Turkey’s campaign opens on Canadian soil in Vancouver, British Columbia – a particularly meaningful venue given Canada’s role as co-host of this historic expanded 48-team World Cup. The match against Australia at BC Place on June 13 represents Turkey’s most favourable opening fixture, and securing three points there could be the pivotal moment that shapes their entire tournament trajectory. Fail to win that opener, and the pressure on the Paraguay and USA matches increases dramatically.
The June 25 clash against the United States in Los Angeles – a prime-time, 10 p.m. ET kick-off at SoFi Stadium – looms as the group’s decisive showdown. If both teams win their first two games, that fixture becomes a battle for first place, and one of the tournament’s most anticipated group-stage matches. Canadian fans can catch all of Turkey’s matches live on TSN, CTV, and CBC.
| Date | Match | Venue | Kick-off (ET) |
| June 13, 2026 | Australia vs. Turkey | BC Place, Vancouver, Canada | 12:00 p.m. |
| June 19, 2026 | Turkey vs. Paraguay | Levi’s Stadium, Santa Clara, CA | 12:00 p.m. |
| June 25, 2026 | Turkey vs. USA | SoFi Stadium, Los Angeles, CA | 10:00 p.m. |
Turkey’s World Cup 2026 Odds and Our Predictions
Turkey are a tournament longshot to lift the World Cup trophy – available at around +6600 at major Canadian sportsbooks, reflecting the statistical reality that they would need to beat five or six elite opponents on the run to the final. That number is accurate but somewhat misleading. It does not capture how genuinely dangerous Turkey are in a single-elimination match on a given day, particularly when Güler, Yıldız, and Çalhanoğlu are all performing.
In Group D betting markets, Turkey are widely priced as co-favourites alongside the USA to advance to the round of 16. Their group advancement odds represent arguably the best value bet on their entire World Cup card – this roster is objectively stronger than both Paraguay and Australia in terms of European club pedigree, and the USA, for all their home advantage, have question marks of their own in attacking transition.
For bettors building a parlay, consider combining Turkey to advance from the group with Arda Güler to score anytime – a pairing that offers real statistical backing. Güler found the net multiple times during Euro 2024 and qualifying and has a propensity for spectacular moments on the biggest stages.
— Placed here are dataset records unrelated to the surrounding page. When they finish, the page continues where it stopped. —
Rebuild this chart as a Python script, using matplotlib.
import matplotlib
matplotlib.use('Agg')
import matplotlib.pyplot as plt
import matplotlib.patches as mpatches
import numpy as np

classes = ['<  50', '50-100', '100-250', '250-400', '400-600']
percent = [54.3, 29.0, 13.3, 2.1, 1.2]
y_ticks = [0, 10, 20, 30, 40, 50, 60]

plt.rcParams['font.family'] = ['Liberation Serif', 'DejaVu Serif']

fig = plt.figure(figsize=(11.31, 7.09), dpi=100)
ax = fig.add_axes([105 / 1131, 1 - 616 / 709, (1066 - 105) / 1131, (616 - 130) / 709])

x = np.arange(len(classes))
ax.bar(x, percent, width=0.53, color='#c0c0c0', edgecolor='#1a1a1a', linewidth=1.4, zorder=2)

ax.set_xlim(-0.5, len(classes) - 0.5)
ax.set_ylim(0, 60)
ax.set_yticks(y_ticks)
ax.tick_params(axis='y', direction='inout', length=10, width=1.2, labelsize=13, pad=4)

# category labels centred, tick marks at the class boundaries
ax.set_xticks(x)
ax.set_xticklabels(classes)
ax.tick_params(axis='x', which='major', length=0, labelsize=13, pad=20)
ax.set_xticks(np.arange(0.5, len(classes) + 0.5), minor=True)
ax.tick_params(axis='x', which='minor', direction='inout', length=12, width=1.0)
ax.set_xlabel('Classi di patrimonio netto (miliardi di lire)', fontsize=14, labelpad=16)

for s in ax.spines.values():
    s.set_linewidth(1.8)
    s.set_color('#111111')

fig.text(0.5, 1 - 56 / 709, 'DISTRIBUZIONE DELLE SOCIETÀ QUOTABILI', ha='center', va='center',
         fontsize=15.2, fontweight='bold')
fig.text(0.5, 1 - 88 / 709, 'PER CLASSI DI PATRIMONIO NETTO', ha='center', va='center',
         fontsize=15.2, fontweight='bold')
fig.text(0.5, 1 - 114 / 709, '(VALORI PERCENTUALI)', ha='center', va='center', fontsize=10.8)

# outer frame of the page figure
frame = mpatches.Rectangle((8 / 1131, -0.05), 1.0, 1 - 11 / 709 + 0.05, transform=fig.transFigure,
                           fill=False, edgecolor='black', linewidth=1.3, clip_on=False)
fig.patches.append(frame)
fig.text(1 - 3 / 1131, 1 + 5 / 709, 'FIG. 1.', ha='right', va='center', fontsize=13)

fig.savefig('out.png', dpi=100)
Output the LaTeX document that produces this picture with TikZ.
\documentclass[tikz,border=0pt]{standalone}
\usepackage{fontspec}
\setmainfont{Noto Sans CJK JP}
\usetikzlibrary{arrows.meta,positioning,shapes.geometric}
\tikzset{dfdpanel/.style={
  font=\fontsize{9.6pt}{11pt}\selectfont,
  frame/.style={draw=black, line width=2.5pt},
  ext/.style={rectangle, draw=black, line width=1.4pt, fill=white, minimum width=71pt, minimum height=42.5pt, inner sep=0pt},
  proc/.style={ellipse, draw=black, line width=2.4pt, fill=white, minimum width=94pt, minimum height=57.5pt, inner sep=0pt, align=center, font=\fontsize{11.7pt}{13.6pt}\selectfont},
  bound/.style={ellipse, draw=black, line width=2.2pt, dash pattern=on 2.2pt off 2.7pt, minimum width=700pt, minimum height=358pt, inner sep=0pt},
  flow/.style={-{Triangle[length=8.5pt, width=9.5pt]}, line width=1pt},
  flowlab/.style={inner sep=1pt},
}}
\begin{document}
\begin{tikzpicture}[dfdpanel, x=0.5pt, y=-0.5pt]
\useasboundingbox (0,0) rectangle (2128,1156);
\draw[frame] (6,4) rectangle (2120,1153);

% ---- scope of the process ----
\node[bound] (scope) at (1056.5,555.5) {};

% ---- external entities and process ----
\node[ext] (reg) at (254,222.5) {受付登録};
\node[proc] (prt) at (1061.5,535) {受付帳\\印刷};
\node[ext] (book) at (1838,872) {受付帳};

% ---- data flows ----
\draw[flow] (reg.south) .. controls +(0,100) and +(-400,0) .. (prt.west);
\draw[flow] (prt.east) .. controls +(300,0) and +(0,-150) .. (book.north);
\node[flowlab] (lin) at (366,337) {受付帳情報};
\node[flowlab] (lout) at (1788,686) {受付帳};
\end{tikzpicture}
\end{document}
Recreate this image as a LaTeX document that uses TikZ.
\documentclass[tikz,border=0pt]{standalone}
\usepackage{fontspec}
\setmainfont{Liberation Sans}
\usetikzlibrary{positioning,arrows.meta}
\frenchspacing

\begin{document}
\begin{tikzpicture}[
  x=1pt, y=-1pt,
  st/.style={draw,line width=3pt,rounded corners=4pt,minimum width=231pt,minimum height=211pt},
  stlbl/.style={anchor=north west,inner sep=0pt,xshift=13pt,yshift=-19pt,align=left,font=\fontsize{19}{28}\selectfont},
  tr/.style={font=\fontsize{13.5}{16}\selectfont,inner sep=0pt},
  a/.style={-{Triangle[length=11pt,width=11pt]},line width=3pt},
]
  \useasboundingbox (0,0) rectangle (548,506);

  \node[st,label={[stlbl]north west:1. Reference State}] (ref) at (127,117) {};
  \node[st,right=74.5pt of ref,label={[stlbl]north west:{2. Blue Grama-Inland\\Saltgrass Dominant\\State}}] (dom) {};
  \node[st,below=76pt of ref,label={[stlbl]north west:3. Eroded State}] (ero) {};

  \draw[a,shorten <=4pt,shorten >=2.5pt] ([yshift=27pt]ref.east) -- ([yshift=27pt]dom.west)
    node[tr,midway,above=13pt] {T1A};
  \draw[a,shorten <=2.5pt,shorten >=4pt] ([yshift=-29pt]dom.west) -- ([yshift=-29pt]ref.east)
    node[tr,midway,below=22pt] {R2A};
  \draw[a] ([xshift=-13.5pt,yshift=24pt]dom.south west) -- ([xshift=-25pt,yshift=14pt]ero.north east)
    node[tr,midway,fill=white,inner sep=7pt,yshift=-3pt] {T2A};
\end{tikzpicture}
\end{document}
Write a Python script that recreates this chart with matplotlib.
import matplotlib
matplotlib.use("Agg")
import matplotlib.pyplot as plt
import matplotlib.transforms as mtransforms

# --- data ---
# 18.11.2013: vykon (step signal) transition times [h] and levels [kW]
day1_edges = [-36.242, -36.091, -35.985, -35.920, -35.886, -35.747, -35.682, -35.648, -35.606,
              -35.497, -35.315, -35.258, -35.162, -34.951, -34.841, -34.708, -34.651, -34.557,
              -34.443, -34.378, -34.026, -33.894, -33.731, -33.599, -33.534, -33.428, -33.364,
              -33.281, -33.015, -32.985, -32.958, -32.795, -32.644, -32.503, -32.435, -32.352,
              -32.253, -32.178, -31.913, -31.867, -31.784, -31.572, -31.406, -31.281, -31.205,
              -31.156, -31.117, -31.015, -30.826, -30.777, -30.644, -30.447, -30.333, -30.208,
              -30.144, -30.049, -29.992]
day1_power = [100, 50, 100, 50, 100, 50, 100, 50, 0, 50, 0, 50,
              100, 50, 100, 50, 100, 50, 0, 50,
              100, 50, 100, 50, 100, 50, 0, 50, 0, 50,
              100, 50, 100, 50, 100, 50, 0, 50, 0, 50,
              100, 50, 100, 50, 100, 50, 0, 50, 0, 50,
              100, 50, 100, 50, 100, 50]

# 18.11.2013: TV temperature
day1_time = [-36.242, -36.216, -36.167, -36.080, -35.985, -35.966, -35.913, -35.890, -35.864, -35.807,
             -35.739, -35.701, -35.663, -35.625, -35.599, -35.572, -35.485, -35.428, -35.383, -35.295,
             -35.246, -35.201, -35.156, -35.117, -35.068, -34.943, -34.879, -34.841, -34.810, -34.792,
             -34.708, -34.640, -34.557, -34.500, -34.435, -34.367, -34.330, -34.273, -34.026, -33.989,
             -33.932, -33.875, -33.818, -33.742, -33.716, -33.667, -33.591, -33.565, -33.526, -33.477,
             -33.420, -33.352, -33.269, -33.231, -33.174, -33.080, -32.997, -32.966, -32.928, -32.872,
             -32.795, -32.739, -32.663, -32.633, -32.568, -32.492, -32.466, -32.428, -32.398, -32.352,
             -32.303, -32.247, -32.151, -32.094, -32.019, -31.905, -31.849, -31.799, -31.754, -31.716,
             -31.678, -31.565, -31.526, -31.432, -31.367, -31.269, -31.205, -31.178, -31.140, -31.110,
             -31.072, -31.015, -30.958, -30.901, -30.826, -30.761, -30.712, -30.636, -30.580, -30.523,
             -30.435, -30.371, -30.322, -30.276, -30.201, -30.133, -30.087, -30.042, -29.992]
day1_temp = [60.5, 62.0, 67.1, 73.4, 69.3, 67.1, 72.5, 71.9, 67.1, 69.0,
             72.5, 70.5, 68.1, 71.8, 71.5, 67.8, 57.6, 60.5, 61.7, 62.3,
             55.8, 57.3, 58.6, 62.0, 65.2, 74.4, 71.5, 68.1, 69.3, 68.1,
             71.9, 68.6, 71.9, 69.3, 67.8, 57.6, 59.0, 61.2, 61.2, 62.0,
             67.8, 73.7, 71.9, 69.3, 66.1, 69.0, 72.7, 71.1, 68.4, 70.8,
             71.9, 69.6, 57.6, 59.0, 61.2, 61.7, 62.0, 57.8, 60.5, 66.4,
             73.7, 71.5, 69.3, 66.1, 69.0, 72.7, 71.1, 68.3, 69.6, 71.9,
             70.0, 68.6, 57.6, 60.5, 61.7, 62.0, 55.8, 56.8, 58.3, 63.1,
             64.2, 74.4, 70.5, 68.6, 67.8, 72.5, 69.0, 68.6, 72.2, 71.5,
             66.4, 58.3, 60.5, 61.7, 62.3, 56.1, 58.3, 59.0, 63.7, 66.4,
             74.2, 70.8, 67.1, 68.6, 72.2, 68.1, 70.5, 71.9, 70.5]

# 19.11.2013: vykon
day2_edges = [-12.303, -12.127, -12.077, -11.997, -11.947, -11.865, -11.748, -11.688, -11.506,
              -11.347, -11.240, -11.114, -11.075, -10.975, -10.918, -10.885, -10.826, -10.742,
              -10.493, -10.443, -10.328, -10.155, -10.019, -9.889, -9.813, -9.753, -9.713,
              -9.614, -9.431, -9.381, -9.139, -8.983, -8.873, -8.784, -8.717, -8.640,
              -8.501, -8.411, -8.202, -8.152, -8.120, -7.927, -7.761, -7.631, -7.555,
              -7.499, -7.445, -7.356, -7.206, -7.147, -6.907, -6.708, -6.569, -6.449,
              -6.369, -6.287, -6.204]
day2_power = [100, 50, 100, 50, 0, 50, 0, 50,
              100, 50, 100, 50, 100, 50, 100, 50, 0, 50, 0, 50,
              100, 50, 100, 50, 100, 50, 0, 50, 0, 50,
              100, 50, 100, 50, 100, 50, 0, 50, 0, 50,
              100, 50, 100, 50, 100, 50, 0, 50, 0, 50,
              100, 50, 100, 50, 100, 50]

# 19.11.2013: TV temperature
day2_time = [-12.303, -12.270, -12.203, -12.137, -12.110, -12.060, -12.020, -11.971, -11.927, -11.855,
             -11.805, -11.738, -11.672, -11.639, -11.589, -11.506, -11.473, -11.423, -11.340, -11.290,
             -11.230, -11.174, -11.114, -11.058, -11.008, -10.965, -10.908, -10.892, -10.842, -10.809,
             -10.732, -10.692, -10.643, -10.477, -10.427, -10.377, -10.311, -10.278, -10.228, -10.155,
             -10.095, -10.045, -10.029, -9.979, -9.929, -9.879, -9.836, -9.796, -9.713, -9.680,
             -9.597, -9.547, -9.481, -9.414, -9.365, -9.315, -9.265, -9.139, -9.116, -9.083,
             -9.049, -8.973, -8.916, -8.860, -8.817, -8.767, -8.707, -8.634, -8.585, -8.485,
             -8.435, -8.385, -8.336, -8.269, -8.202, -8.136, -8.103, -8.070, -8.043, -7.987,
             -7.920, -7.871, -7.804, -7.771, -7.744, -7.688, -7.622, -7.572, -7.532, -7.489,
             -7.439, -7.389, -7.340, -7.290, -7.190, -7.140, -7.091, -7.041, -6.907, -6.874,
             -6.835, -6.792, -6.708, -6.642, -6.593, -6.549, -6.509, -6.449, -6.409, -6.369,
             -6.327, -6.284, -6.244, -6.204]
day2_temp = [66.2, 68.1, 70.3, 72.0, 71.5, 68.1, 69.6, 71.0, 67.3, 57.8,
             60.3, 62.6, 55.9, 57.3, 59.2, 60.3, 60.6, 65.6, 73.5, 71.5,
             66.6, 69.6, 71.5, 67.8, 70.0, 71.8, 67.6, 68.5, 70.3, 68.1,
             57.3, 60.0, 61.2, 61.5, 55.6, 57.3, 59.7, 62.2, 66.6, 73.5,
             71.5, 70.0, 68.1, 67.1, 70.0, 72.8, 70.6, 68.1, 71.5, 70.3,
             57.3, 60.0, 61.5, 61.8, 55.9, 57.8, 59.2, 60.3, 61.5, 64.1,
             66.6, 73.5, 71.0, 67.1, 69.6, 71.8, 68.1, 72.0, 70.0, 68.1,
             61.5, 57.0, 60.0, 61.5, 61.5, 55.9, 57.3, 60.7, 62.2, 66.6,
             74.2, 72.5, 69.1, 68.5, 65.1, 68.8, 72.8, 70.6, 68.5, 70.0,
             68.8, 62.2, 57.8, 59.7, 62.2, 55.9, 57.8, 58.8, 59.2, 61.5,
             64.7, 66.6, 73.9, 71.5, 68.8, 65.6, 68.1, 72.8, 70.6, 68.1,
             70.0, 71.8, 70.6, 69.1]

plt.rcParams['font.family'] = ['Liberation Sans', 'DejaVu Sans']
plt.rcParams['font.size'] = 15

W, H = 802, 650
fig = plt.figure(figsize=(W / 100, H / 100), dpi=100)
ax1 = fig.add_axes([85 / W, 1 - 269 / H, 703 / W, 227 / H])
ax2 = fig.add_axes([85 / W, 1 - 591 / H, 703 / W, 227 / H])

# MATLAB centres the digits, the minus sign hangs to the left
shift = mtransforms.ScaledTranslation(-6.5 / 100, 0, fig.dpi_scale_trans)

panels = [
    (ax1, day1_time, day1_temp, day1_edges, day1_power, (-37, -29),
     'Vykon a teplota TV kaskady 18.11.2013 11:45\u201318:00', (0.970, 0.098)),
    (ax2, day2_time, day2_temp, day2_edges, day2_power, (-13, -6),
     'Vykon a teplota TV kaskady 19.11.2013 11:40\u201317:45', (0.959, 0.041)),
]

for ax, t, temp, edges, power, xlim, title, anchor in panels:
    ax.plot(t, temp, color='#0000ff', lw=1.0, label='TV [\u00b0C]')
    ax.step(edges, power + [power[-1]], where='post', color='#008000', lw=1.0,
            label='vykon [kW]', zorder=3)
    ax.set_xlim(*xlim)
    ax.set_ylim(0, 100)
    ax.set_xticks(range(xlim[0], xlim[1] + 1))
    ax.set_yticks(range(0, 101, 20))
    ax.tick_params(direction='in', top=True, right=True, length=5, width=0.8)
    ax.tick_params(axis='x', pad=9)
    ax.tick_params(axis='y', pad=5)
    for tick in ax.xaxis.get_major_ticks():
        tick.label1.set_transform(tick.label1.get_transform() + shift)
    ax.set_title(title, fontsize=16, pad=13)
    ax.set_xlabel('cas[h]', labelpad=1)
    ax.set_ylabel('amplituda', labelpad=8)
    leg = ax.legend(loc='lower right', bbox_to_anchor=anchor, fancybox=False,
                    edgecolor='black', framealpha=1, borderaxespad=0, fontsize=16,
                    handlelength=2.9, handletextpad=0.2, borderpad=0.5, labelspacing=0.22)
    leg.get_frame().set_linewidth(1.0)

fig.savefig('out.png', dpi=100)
At tournament prices, his anytime scorer odds in knockout rounds carry significant value if Turkey progress as expected.
Our Group Stage Prediction: Turkey beat Australia 2-0 in Vancouver, edge Paraguay 1-0 in a tight affair in Santa Clara, and fall narrowly to the United States 1-0 in Los Angeles – finishing second in Group D and advancing to the round of 16.
Our Tournament Prediction: Turkey advance to the quarter-finals – mirroring their best-ever World Cup run – before exiting against a top-four contender. Montella’s tactical flexibility gives them a genuine shot to upset anyone in a single match. If the draw is kind and Güler is electric, a semi-final run cannot be ruled out.
Final Prediction: Group D – 2nd place. Quarter-final exit.
The Verdict on Turkey at the 2026 World Cup
Turkey’s return to the World Cup after 24 years is one of the tournament’s most compelling storylines heading into the summer. With Vincenzo Montella at the helm, Arda Güler ready to dazzle on the grandest stage, and a group draw that offers a genuine pathway to the knockout rounds, this Turkish side can be far more than a participant. For Canadian fans watching from Vancouver to Montreal – and particularly those catching that opening match against Australia at BC Place – Turkey World Cup 2026 is worth following very closely indeed.